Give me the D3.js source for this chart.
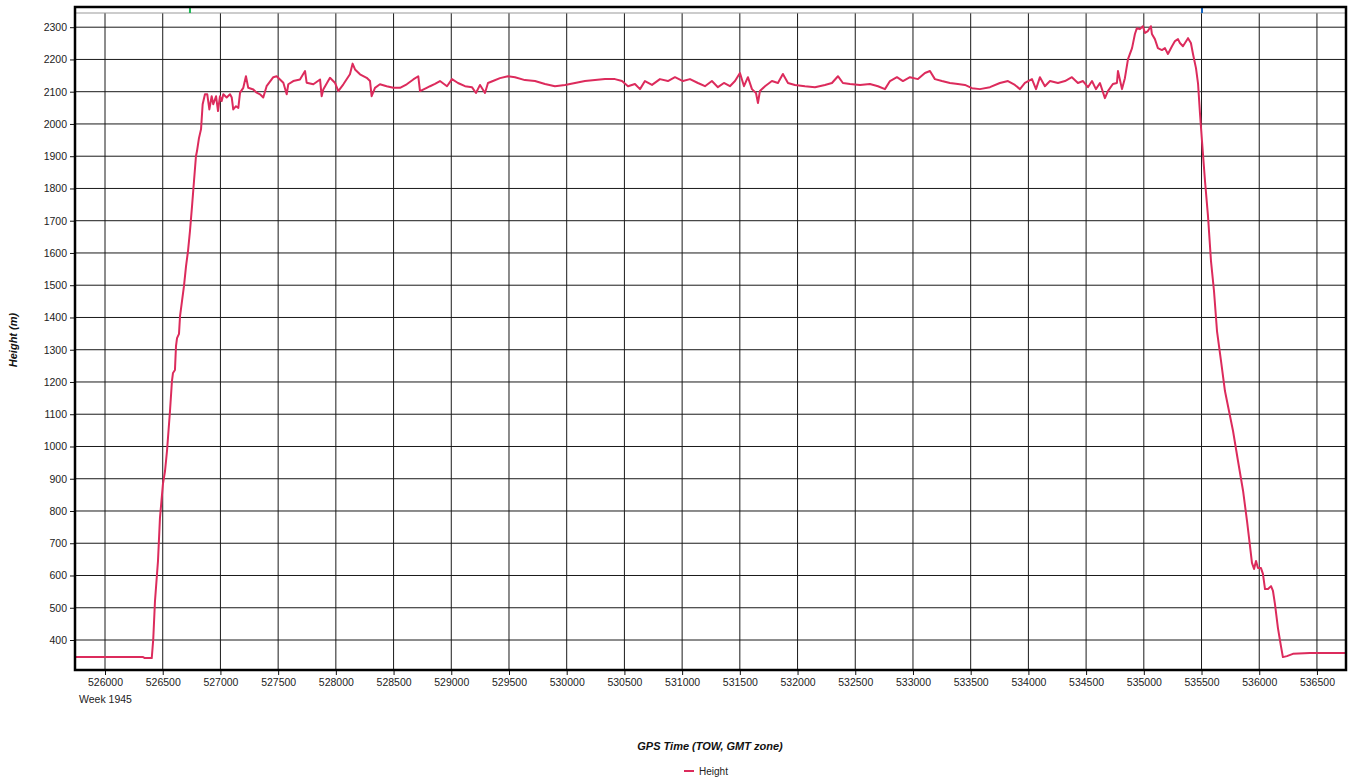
<!DOCTYPE html>
<html>
<head>
<meta charset="utf-8">
<script src="https://cdn.jsdelivr.net/npm/d3@7"></script>
<style>
  html, body { margin: 0; padding: 0; background: #fff; }
  svg { display: block; font-family: "Liberation Sans", Arial, sans-serif; }
</style>
</head>
<body>
<svg id="chart" width="1349" height="778"></svg>
<script>
// GPS time of week (s) for each height sample
const timeOfWeek = [
  525740, 526330, 526345, 526405,
  526418, 526433, 526459, 526476, 526502, 526520, 526537, 526563, 526580, 526589,
  526606, 526615, 526624, 526641, 526650, 526667, 526684, 526702, 526719, 526736,
  526754, 526771, 526788, 526797, 526814, 526832,
  526846, 526866, 526886, 526904, 526924, 526938, 526962, 526979, 526996, 527011,
  527025, 527054, 527083, 527098, 527111, 527135, 527155, 527170, 527198, 527221,
  527241, 527285, 527314, 527343, 527371, 527400, 527458, 527487, 527545, 527574,
  527588, 527631, 527689, 527733, 527747, 527805, 527863, 527877, 527891, 527949,
  527992, 528021, 528065, 528122, 528145, 528166, 528209, 528267, 528296, 528310,
  528339, 528382, 528440, 528498, 528556, 528614, 528671, 528714, 528729, 528787,
  528816, 528859, 528902, 528963, 529006, 529058, 529119, 529179, 529214, 529249,
  529292, 529318, 529361, 529422, 529491, 529552, 529638, 529725, 529812, 529898,
  529985, 530072, 530158, 530245, 530332, 530418, 530479, 530531, 530591, 530635,
  530678, 530739, 530808, 530877, 530938, 531007, 531068, 531137, 531198, 531258,
  531310, 531362, 531414, 531458, 531501, 531536, 531570, 531605, 531640, 531657,
  531674, 531718, 531778, 531830, 531873, 531917, 531977, 532064, 532151, 532237,
  532298, 532350, 532393, 532454, 532541, 532627, 532697, 532757, 532801, 532861,
  532913, 532974, 533043, 533104, 533147, 533190, 533251, 533320, 533389, 533450,
  533511, 533580, 533667, 533753, 533823, 533883, 533927, 533970, 534031, 534066,
  534100, 534143, 534187, 534256, 534317, 534377, 534429, 534473, 534516, 534551,
  534585, 534620, 534663, 534689, 534732, 534767, 534776, 534811, 534836, 534863,
  534898, 534923, 534940, 534966, 534992, 535010, 535035, 535061, 535070, 535096,
  535122, 535157, 535183, 535209, 535244, 535270, 535296, 535313, 535339, 535383,
  535408, 535426, 535452, 535470, 535487, 535504, 535530, 535556, 535582, 535608,
  535634, 535669, 535703, 535738, 535773, 535816, 535860, 535894, 535920, 535937,
  535955, 535972, 535989, 536015, 536032, 536050, 536076, 536102, 536119, 536136,
  536162, 536188, 536205, 536240, 536292, 536439, 536751
];

// Antenna height (m)
const heightM = [
  347, 347, 344, 344,
  403, 521, 645, 778, 884, 924, 986, 1110, 1203, 1228,
  1237, 1311, 1336, 1349, 1404, 1451, 1497, 1559, 1606, 1668,
  1745, 1823, 1900, 1916, 1956, 1984,
  2061, 2092, 2092, 2045, 2086, 2061, 2086, 2040, 2086, 2071,
  2092, 2082, 2092, 2082, 2045, 2055, 2050, 2097, 2112, 2148,
  2112, 2107, 2097, 2092, 2082, 2117, 2145, 2148, 2128, 2092,
  2123, 2133, 2138, 2164, 2128, 2123, 2138, 2086, 2107, 2143,
  2128, 2102, 2123, 2154, 2187, 2169, 2154, 2143, 2133, 2086,
  2112, 2123, 2117, 2112, 2112, 2123, 2138, 2148, 2102, 2112,
  2117, 2124, 2133, 2117, 2139, 2127, 2117, 2114, 2096, 2121,
  2096, 2127, 2133, 2142, 2148, 2145, 2136, 2133, 2124, 2117,
  2121, 2127, 2133, 2136, 2139, 2139, 2133, 2117, 2124, 2108,
  2133, 2121, 2139, 2133, 2145, 2133, 2139, 2127, 2117, 2133,
  2114, 2127, 2117, 2133, 2158, 2117, 2145, 2108, 2096, 2065,
  2102, 2117, 2133, 2127, 2155, 2127, 2121, 2117, 2114, 2121,
  2127, 2148, 2127, 2124, 2121, 2124, 2117, 2108, 2133, 2145,
  2133, 2145, 2139, 2158, 2164, 2139, 2133, 2127, 2124, 2121,
  2111, 2108, 2114, 2127, 2133, 2121, 2108, 2127, 2139, 2108,
  2145, 2117, 2133, 2127, 2133, 2145, 2127, 2133, 2114, 2133,
  2108, 2127, 2080, 2102, 2124, 2127, 2164, 2108, 2142, 2201,
  2235, 2279, 2297, 2294, 2303, 2282, 2288, 2303, 2279, 2263,
  2235, 2229, 2235, 2217, 2241, 2257, 2263, 2251, 2241, 2266,
  2251, 2217, 2173, 2124, 2031, 1947, 1823, 1714, 1575, 1482,
  1358, 1265, 1172, 1110, 1048, 955, 862, 769, 691, 639,
  620, 645, 623, 623, 605, 558, 558, 567, 552, 512,
  437, 381, 347, 350, 357, 360, 360
];

const xTicks = [526000, 526500, 527000, 527500, 528000, 528500, 529000, 529500, 530000,
  530500, 531000, 531500, 532000, 532500, 533000, 533500, 534000, 534500, 535000,
  535500, 536000, 536500];
const yTicks = [400, 500, 600, 700, 800, 900, 1000, 1100, 1200, 1300, 1400, 1500,
  1600, 1700, 1800, 1900, 2000, 2100, 2200, 2300];

const weekLabel = "Week 1945";
const xTitle = "GPS Time (TOW, GMT zone)";
const yTitle = "Height (m)";
const seriesName = "Height";
const cursorTimes = [526736, 535504];
const cursorColors = ["#1db954", "#1565c0"];

const lineColor = "#dc2b5c";

const svg = d3.select("#chart");

const plot = { left: 75, right: 1345, top: 13, bottom: 670 };

const x = d3.scaleLinear().domain([525740, 536743]).range([plot.left, plot.right]);
const y = d3.scaleLinear().domain([307, 2344]).range([plot.bottom, plot.top]);

// grid
const grid = svg.append("g");
grid.selectAll("line.v").data(xTicks).join("line")
  .attr("x1", d => x(d)).attr("x2", d => x(d))
  .attr("y1", plot.top).attr("y2", plot.bottom)
  .attr("stroke", "#1a1a1a").attr("stroke-width", 1);
grid.selectAll("line.h").data(yTicks).join("line")
  .attr("x1", plot.left).attr("x2", plot.right)
  .attr("y1", d => y(d)).attr("y2", d => y(d))
  .attr("stroke", "#1a1a1a").attr("stroke-width", 1);

// height trace
const series = timeOfWeek.map((t, i) => ({ t, h: heightM[i] }));
svg.append("defs").append("clipPath").attr("id", "clip")
  .append("rect").attr("x", plot.left).attr("y", plot.top)
  .attr("width", plot.right - plot.left).attr("height", plot.bottom - plot.top);
svg.append("path")
  .datum(series)
  .attr("clip-path", "url(#clip)")
  .attr("fill", "none")
  .attr("stroke", lineColor)
  .attr("stroke-width", 2)
  .attr("stroke-linejoin", "round")
  .attr("d", d3.line().x(d => x(d.t)).y(d => y(d.h)));

// axes
const xAxis = d3.axisBottom(x).tickValues(xTicks).tickSize(5).tickPadding(4).tickFormat(d3.format("d"));
const yAxis = d3.axisLeft(y).tickValues(yTicks).tickSize(5).tickPadding(3).tickFormat(d3.format("d"));

const gx = svg.append("g").attr("transform", `translate(0,${plot.bottom})`).call(xAxis);
const gy = svg.append("g").attr("transform", `translate(${plot.left},0)`).call(yAxis);
[gx, gy].forEach(g => {
  g.select(".domain").remove();
  g.selectAll(".tick line").attr("stroke", "#111");
  g.selectAll(".tick text").attr("fill", "#222").style("font-size", "10.5px")
    .style("font-family", "'Liberation Sans', Arial, sans-serif");
});

svg.append("text").attr("x", 79).attr("y", 703)
  .attr("fill", "#222").style("font-size", "10.5px").text(weekLabel);

// frame: top strip with cursor markers
svg.append("line").attr("x1", plot.left).attr("x2", plot.right)
  .attr("y1", 13).attr("y2", 13).attr("stroke", "#999").attr("stroke-width", 1);
svg.selectAll("line.cursor").data(cursorTimes).join("line")
  .attr("x1", d => x(d)).attr("x2", d => x(d))
  .attr("y1", 8).attr("y2", 13)
  .attr("stroke", (d, i) => cursorColors[i]).attr("stroke-width", 2);
svg.append("path")
  .attr("d", `M${plot.left},${plot.bottom} V7 H${plot.right + 1} V${plot.bottom} Z`)
  .attr("fill", "none").attr("stroke", "#000").attr("stroke-width", 2.5);

// titles
svg.append("text")
  .attr("transform", "translate(17,340) rotate(-90)")
  .attr("text-anchor", "middle")
  .style("font-size", "11px").style("font-weight", "bold").style("font-style", "italic")
  .attr("fill", "#111").text(yTitle);
svg.append("text")
  .attr("x", 710).attr("y", 750).attr("text-anchor", "middle")
  .style("font-size", "11px").style("font-weight", "bold").style("font-style", "italic")
  .attr("fill", "#111").text(xTitle);

// legend
svg.append("line").attr("x1", 684).attr("x2", 694).attr("y1", 771).attr("y2", 771)
  .attr("stroke", lineColor).attr("stroke-width", 2);
svg.append("text").attr("x", 699).attr("y", 775)
  .style("font-size", "10px").attr("fill", "#222").text(seriesName);
</script>
</body>
</html>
--------------------------------------------------
## INSTRUCTIONS FOR THE TASK:
Pick out each line containing "chart" and report it.

## REPLY TO THE EXERCISE:
Give me the D3.js source for this chart.
<svg id="chart" width="1349" height="778"></svg>
const svg = d3.select("#chart");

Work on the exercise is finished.